Michael Barton wrote:
I've gotten around this (hopefully without hidden issues) by creating
procedures that use g.gisenv to change environmental settings for location
and mapset, and then changing TclTk global environmental variables
env(MAPSET) and env(LOCATION_NAME)--then changing them back.
Tcl/Tk code shouldn't be using environment variables for these, just
normal Tcl variables.
Using environment variables was a hack to make shell scripts work; we
got rid of that because it made switching mapsets impossible.
What matters to GRASS is the GRASS variables in $GISRC.
It seems to be
working pretty smoothly to get me in and back out of an xy location, though
it's not as straightforward as using g.mapset.
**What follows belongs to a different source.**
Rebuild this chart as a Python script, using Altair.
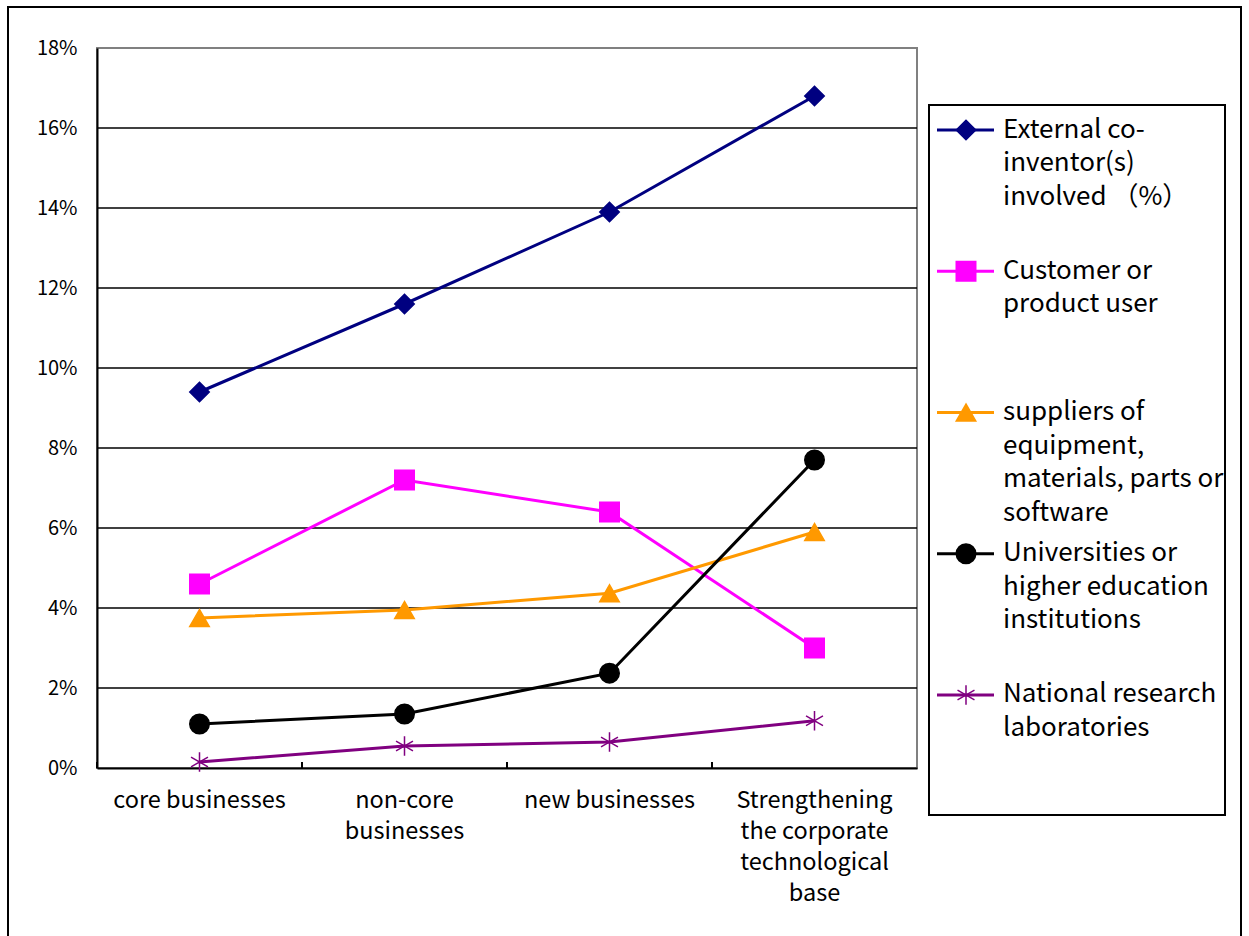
import altair as alt
import pandas as pd

categories = ["core businesses", "non-core\nbusinesses", "new businesses",
              "Strengthening\nthe corporate\ntechnological\nbase"]
series = ["External co-inventor(s) involved (%)", "Customer or product user",
          "suppliers of equipment, materials, parts or software",
          "Universities or higher education institutions",
          "National research laboratories"]
legend_labels = ["External co-\ninventor(s)\ninvolved （%）", "Customer or\nproduct user",
                 "suppliers of\nequipment,\nmaterials, parts or\nsoftware",
                 "Universities or\nhigher education\ninstitutions",
                 "National research\nlaboratories"]
external = [0.094, 0.116, 0.139, 0.168]
customer = [0.046, 0.072, 0.064, 0.030]
suppliers = [0.0375, 0.0395, 0.0437, 0.059]
universities = [0.011, 0.0135, 0.0237, 0.077]
national = [0.0015, 0.0055, 0.0065, 0.0118]
y_ticks = [0.0, 0.02, 0.04, 0.06, 0.08, 0.10, 0.12, 0.14, 0.16, 0.18]
grid_vals = [0.02, 0.04, 0.06, 0.08, 0.10, 0.12, 0.14, 0.16]

colors = ["#000080", "#FF00FF", "#FF9900", "#000000", "#800080"]
asterisk = "M0,-1L0,1M-0.87,-0.5L0.87,0.5M-0.87,0.5L0.87,-0.5"
shapes = ["diamond", "square", "triangle-up", "circle", asterisk]

FONT = "Noto Sans CJK JP"
W, H = 820, 720

rows = []
for s, vals in zip(series, [external, customer, suppliers, universities, national]):
    for c, v in zip(categories, vals):
        rows.append({"series": s, "category": c, "value": v})
df = pd.DataFrame(rows)
leg = pd.DataFrame({"series": series, "label": legend_labels})
cats = pd.DataFrame({"category": categories})
grid = pd.DataFrame({"v": grid_vals})
one = pd.DataFrame({"a": [0]})

color_scale = alt.Scale(domain=series, range=colors)
shape_scale = alt.Scale(domain=series, range=shapes)
yscale = alt.Scale(domain=[0, 0.18], nice=False, zero=True)
xscale = alt.Scale(paddingInner=0, paddingOuter=0)
xaxis = alt.Axis(labelExpr="split(datum.label, '\\n')", labelAngle=0,
                 labelFontSize=23.5, labelLineHeight=31, labelPadding=20,
                 labelColor="black", labelFont=FONT, ticks=False,
                 domainColor="black", domainWidth=2, labelLimit=400)

frame = alt.Chart(one).mark_rect(fill=None, stroke="black", strokeWidth=2).encode(
    x=alt.value(-89), x2=alt.value(1144), y=alt.value(-41), y2=alt.value(910))

gridlines = alt.Chart(grid).mark_rule(color="black", strokeWidth=1.5).encode(
    y=alt.Y("v:Q", scale=yscale, axis=alt.Axis(values=y_ticks, format=".0%", title=None,
             labelFontSize=20, labelColor="black", labelFont=FONT, tickSize=0,
             labelPadding=20, grid=False, domainColor="black", domainWidth=2)))

ticks = alt.Chart(cats).mark_rule(color="black", strokeWidth=2).encode(
    x=alt.X("category:N", sort=categories, bandPosition=0, title=None,
            scale=xscale, axis=xaxis),
    y=alt.value(H - 6), y2=alt.value(H))

lines = alt.Chart(df).mark_line(strokeWidth=3).encode(
    x=alt.X("category:N", sort=categories, title=None, scale=xscale, axis=xaxis),
    y=alt.Y("value:Q", scale=yscale),
    color=alt.Color("series:N", scale=color_scale, legend=None),
    detail="series:N")

points = alt.Chart(df).mark_point(filled=True, opacity=1, size=380, strokeWidth=1.5).encode(
    x=alt.X("category:N", sort=categories, title=None, scale=xscale, axis=xaxis),
    y=alt.Y("value:Q", scale=yscale),
    color=alt.Color("series:N", scale=color_scale, legend=None),
    stroke=alt.Stroke("series:N", scale=color_scale, legend=None),
    shape=alt.Shape("series:N", scale=shape_scale, legend=None))

main = alt.layer(gridlines, ticks, lines, points)

legbox = alt.Chart(one).mark_rect(fill="white", stroke="black", strokeWidth=2).encode(
    x=alt.value(832), x2=alt.value(1128), y=alt.value(57), y2=alt.value(767))

# band scale, no padding: entry centres start at 82 with a step of ~141
ly = alt.Y("series:N", sort=series, axis=None,
           scale=alt.Scale(type="band", range=[11.4, 717.6], paddingInner=0, paddingOuter=0))
leg_rule = alt.Chart(leg).mark_rule(strokeWidth=3).encode(
    x=alt.value(840), x2=alt.value(897), y=ly,
    color=alt.Color("series:N", scale=color_scale, legend=None))
leg_pt = alt.Chart(leg).mark_point(filled=True, opacity=1, size=380, strokeWidth=1.5).encode(
    x=alt.value(869), y=ly,
    color=alt.Color("series:N", scale=color_scale, legend=None),
    stroke=alt.Stroke("series:N", scale=color_scale, legend=None),
    shape=alt.Shape("series:N", scale=shape_scale, legend=None))
leg_txt = alt.Chart(leg).mark_text(align="left", baseline="top", dy=-13.5, lineBreak="\n",
                                   fontSize=26, lineHeight=33.5, font=FONT, color="black").encode(
    x=alt.value(906), y=ly, text="label:N")
legend = alt.layer(leg_rule, leg_pt, leg_txt)

chart = alt.layer(frame, main, legbox, legend).resolve_scale(y="independent").properties(
    width=W, height=H,
    autosize=alt.AutoSizeParams(type="none"),
    padding={"left": 97, "top": 48, "right": 1249 - 97 - W, "bottom": 936 - 48 - H},
    background="white"
).configure_view(stroke="#808080", strokeWidth=2)

chart.save("out.html", embed_options={"renderer": "svg", "actions": False})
Any reason you think I should switch back to trying to make g.mapset work?
g.mapset actually does locking so that you don't end up with two
sessions using the same mapset directory.
OTOH, if you're only reading the other location, then you shouldn't be
making it the active mapset, just changing the GRASS variables.
r.proj, r.in.gdal, i.points etc all modify the internal environment
using G__create_alt_env(); obviously, you can't do that for external
commands. I suggest creating a temporary $GISRC file for accessing the
X/Y location rather than modifying the "normal" $GISRC file.
If you aren't locking the X/Y mapset, you shouldn't be modifying its
WIND file; use the GRASS_REGION environment variable instead.
I wouldn't have thought that you would need to do much in the X/Y
location except dump out the map as an image, along with its bounds.